Modelling storm behaviour and relative sea level change on mixed sand and gravel barrier beaches in southern Hawkes Bay, New Zealand

Abstract

The mixed sand and gravel (MSG) barrier beaches of southern Hawkes Bay are subject to ongoing storm-driven erosion and inundation concerns, prompting calls for predictive stormimpact modelling tools. XBeach-G is a newly-developed process-based model designed to simulate the cross-shore storm-driven evolution of pure gravel beaches. This study presents the results of an investigation into the potential application of XBeach-G at the Hawkes Bay MSG coastline, with focus on the storm-forced morphological behaviour exhibited by the model under relative sea level change. Model simulations were conducted on three barrier profiles impacted by relative sea level changes during the 1931 Napier earthquake: one tectonically uplifted profile (relative sea level fall), one subsided profile (relative sea level rise) and one ‘hinge line’ profile that remained geologically stable. XBeach-G was calibrated against site-specific measurement data, and model performance critically assessed. The model was shown to be a useful tool for capturing Hawkes Bay MSG barrier dynamics despite being formulated for pure gravel beaches.
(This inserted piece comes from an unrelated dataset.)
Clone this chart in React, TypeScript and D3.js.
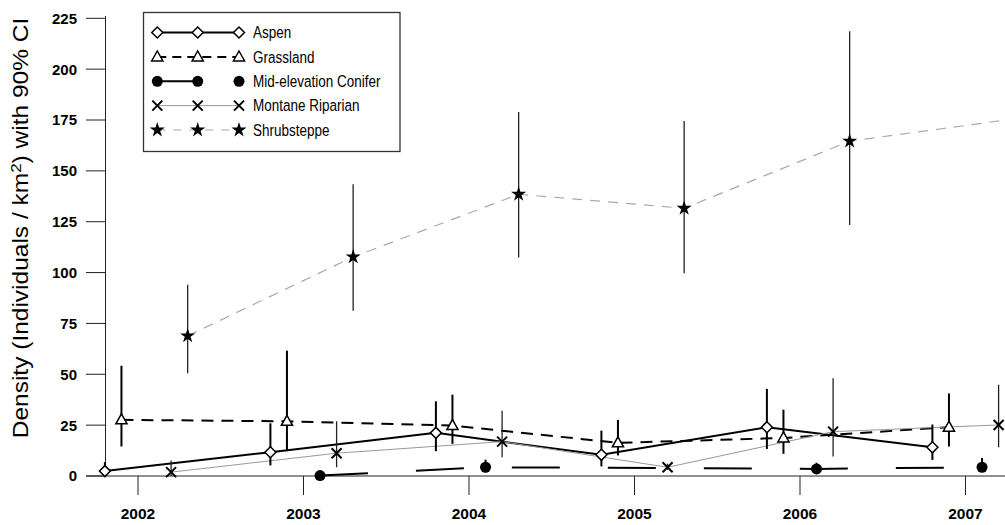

XBeach-G was then used to simulate barrier behaviour immediately following the earthquake and barrier behaviour under modern (2016) conditions. Simulations reveal mechanisms of response unique to each profile. In the absence of sea level change the hinge line profile demonstrated increasing overtoppingdriven resilience between 1931 and 2016. Relative sea level fall of 1.5 m prompted swash zone erosion and ridge building at the uplifted profile, which was stable (i.e. no inundation) under all 1931 and 2016 input conditions, a result of the high barrier elevation preventing cross-shore flows. In contrast, model results and historical profile data demonstrate that instantaneous earthquake-driven sea level rise of 0.78 m at the subsided profile led to sudden barrier overtopping and narrowing. Increases in barrier crest elevation have occurred since the earthquake at this profile, reducing overwashing impacts, but driving further barrier narrowing over time. Results draw attention to the possibility that the modern beach-barrier may be on a trajectory toward catastrophic barrier destruction under extreme waves. This study describes the morphological linkages between historic and modern barrier forms, giving essential historical context to the interpretation of modern storm vulnerability and the resilience of different profiles.